There’s a problem in our culture and in our language that causes us to infer identify based on our occupation. We say “I am a software developer”, “I am an engineer”, “I am a marketing rep” and “I am a student”. We use these statements to build up our identities. When meeting someone for the first time, they almost inevitably asked what’s called The Inevitable Cocktail-Party Question: “What do you do?” They almost never ask “Who are you?”. And what happens when someone actually does ask “Who are you?” … Well, you’ll most likely start with your name immediately followed by your occupation.

This is so freaking wrong. But we can’t help it. It’s imbued in our culture. It’s as if you really are only a reflection of your job. And what if your job doesn’t make you happy? What if it’s something you do to pay the bills and to fund the rest of your life? Well then you might not very much like The Inevitable Cocktail-Party Question.

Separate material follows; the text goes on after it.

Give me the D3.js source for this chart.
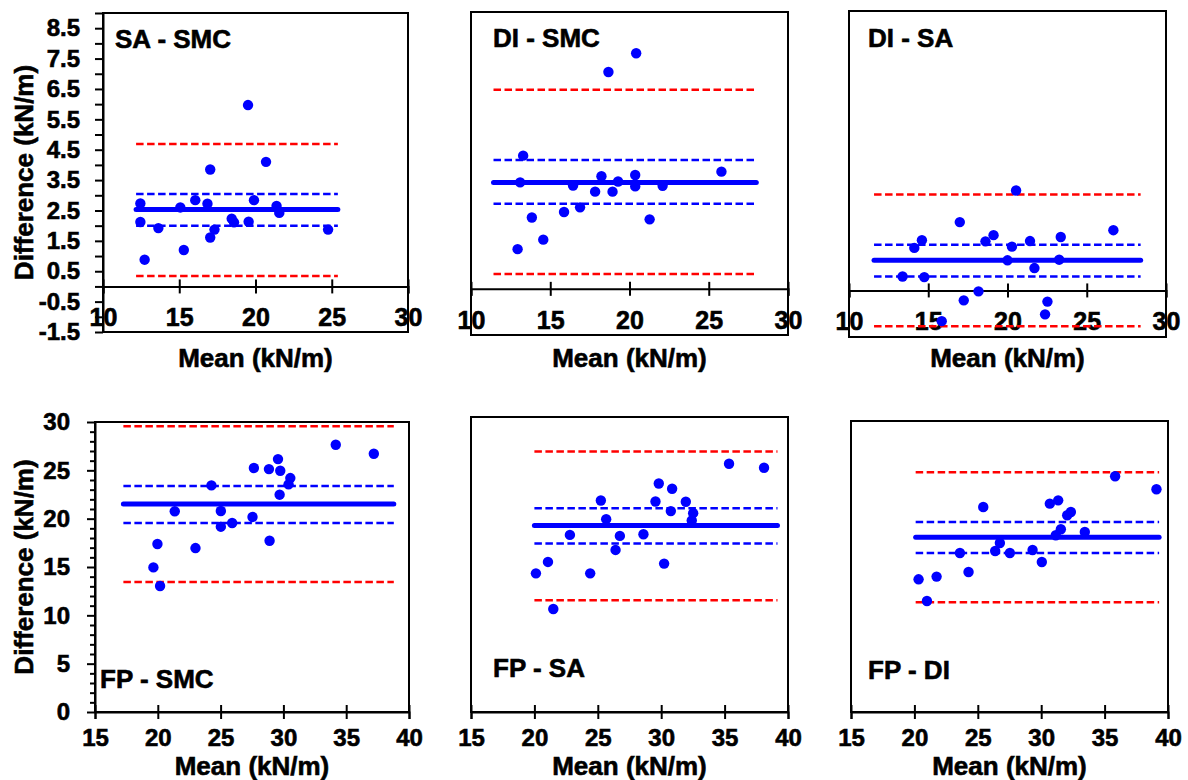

“If you don’t like The Inevitable Cocktail-Party Question, maybe it’s partly because you don’t like your answer.”1

Throughout my university years I identified with being an engineering student. I embodied that identity in every way I could. I attended every conference and competition available to me. I became involved in my university’s undergraduate Engineering student association. I’ve even won awards for “outstanding contribution to student life”. If you asked me who I was, I would proudly answer “I am a student in software engineering at Concordia University.”

Then, I graduated. Suddenly I was no longer a student. The conferences and competitions were no longer open to me. CUSEC 2009 was my last, big student event that I could participate in. It’s as if the persona and identify that I had embodied with all my spirit was all at once out of context. I suddenly didn’t know who I was anymore. I wasn’t the long-haired, lovably drunk software engineering student anymore, though I was still a long-haired lovable drunk. But that answer didn’t satisfy me at all.

I found myself questioning my identity. How much of who I am was really me, and how much of it was a subconscious attempt to embody the identity and image of a “software engineering student”? Naturally part of the problem is that I had trouble identifying with my new role as a “professional” software developer at a big company. Answering The Inevitable Cocktail-Party Question with “I am a software developer” just doesn’t jive with me. I don’t feel that it accurately portrays who I am the way saying I’m a student did. In other words, I work as a software developer, but there is much more to me than that.

I don’t like my answer to The Inevitable Cocktail-Party Question. As I mentioned, I feel that there is much more to me than my job, but extending this interpretation reveals that my job doesn’t give me enough room to express my own identity. This is why I’m not satisfied simply saying “I am a software developer”, because that is but one small facet of who I am. There are many more aspects to my personality that are hidden, looking for a venue or an outlet with which to be expressed.

I was incredibly lucky to have found outlets for all aspects of myself in my identity as a student, and now I’m struggling to find new outlets in a different context as a member of the working world. I need to change, and recognizing that was not easy. So as a symbol and a tangible reminder of the fact that I’m no longer a student, I finally got a haircut and shed the curly ponytail that I’d kept since the 8th grade.

Skrud's Ex-Hair

Hello, World.


  1. From Po Bronson’s article, “What should I do with my life?”